Q&A with Vincent Vergonjeanne of Lucky Duck Games

Q&A with Vincent Vergonjeanne

We were lucky enough to speak to Vincent Vergonjeanne of Lucky Duck Games. Read on to learn more about the publisher's history, their current Kickstarter campaign, and what we can expect in the near future.

How did Lucky Duck Games begin?

I spent 12 successful years making video games, particularly Facebook and mobile using the “free to play” model. Vikings Gone Wild was one of those games.

Three years ago my brother, an amateur board game designer, asked for some artwork to use in a game. I said he could have it, but I didn’t want him to make just any game, I wanted him to make the tabletop adaptation of Vikings Gone Wild, which at that time was our top grossing game on mobile and Facebook.

He took six months to create the game and when we met up at our parent's house, he introduced me to it. It was brilliant and for the next six months my 24 employees of our video game company play tested it every day!

Realising that a video game company is very different in logistics to a board game company we created Lucky Duck Games and two months later in June 2016 we launched Vikings Gone Wild on Kickstarter which was a huge success for us.

With my knowledge and expertise in the video game world and seeing the success of the adaptation to tabletop, as Lucky Duck Games we decided to see what other games we could bring over into the board gaming world.

How did you get other video game companies on board with you and what have you learnt from it all?

Being from that world and knowing the big companies we went to them and chatted to them about their games. Zombie Tsunami had 200 million downloads, Jetpack Joyride, 800 million downloads and Fruit Ninja had 1.5 billion downloads!

The sad story of this though, and steep learning curve for us, is that Zombie Tsunami and Fruit Ninja are the least successful games we’ve developed and produced in the history of our company. But we’ve learnt that it’s not about the reach of a game that’s important, but about how well people connect with that game.

After this I realised that although we can do video games and run a successful Kickstarter campaign with all the production and logistics that go with it, we needed to have someone on board with us who understood board games better than all of us. So, we brought on Filip Miłuński to join our team as Creative Director. Filip designed several successful games such as CV, Capital & Vampire Empire, and is the winner of the 2017 Best Polish Game Designer Award.

Since Filip’s been with us we’ve had success after success, with Chronicles of Crime, Jetpack Joyride, Mutants and now our current Kickstarter campaign, Kingdom Rush.

For those who live under a rock and haven’t seen the Kingdom Rush Kickstarter, what can you tell them about it?

Kingdom Rush: Rift in Time is a tower defence game with lots of replay-ability. It's fully co-operative and there are a variety of skill levels to work your way through as the game becomes more and more frantic and aggressive, in fact just like the video game version by Ironhide Game Studio. The component quality is outstanding and we’ve had fun bringing the game to life with the amazing miniatures.
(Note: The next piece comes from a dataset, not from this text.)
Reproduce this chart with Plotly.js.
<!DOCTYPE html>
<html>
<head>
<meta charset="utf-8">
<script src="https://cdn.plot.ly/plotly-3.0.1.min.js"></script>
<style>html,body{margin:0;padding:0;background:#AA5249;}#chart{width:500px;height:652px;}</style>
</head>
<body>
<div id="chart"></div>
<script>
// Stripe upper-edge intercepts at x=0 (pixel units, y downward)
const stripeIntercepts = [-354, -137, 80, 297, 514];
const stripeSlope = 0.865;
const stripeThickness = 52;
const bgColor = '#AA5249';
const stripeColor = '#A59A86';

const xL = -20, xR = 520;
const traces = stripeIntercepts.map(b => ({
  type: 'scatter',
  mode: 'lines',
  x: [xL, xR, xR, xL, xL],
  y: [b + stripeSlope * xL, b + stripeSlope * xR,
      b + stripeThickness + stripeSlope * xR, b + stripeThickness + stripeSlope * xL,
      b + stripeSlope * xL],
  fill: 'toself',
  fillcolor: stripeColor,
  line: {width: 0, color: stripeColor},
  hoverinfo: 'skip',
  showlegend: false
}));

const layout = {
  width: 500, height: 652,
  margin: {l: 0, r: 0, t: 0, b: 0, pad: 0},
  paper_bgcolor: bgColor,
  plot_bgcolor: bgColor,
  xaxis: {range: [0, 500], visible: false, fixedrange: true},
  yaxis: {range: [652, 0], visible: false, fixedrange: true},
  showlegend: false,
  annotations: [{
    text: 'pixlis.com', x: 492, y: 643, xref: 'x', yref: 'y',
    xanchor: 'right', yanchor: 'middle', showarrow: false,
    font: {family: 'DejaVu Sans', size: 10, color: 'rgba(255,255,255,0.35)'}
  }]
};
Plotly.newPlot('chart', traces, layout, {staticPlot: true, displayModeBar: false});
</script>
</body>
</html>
We are super excited about how well the campaign has gone and how much game backers will get for their money! The community have done it again and smashed through stretch goal after stretch goal. There are just a few days left to get out from under your rock and get involved!

What’s been your favourite Lucky Duck game so far?

Ironically, my favourite and our biggest selling game to date, selling 100s of thousands of copies around the world and being printed in 14 different languages doesn’t have a video game IP. Chronicles of Crime merges all we’ve learnt about producing board games with all we know about creating mobile apps.

We love the community that Chronicles of Crime creates, both from the Kickstarter campaign with everyone voting on ideas created and taking a role in shaping the expansions, and now how there is a growing number of both amateur and professional writers wanting to contribute.

The last stretch goal from the Kickstarter campaign is in the final stages and when released on the app will bring in a fantasy genre. Vampire in The Fog has been written by Mark Ren·Hagen, the Vampire King himself, and we are very excited about it, and believe everyone else will be too.

We are now working on Season 2 of Chronicles of Crime which will bring in new locations, characters, new universes and opportunity for more writers to tell the stories, so watch this space for more information soon.

So, what does the future hold for Lucky Duck Games?

We are excited about where we feel we are taking it. As we’ve grown in confidence and knowledge over the years, we feel our identity as a company that makes tabletop adaptations of video games is going to change. In fact, Kingdom Rush is the last game we will produce for now under this identity.

We feel we want to go forward creating app driven story-based games, like that of Chronicles of Crime. We are talking to big board game companies about working together on this and creating something unique to go alongside well-known game titles.

It’s a full pivot for Lucky Duck Games but we love the depth this can bring to the board gaming world, both the hobby and the companies involved.

If you could create an app driven story to go with any board game which game would it be?

I would love to do one for Gloomhaven!

Wow! This all sounds very exciting. I can’t wait to see what’s next from you guys. Thanks so much for spending the time to chat with me, I love your work and hope to see you at UKGE.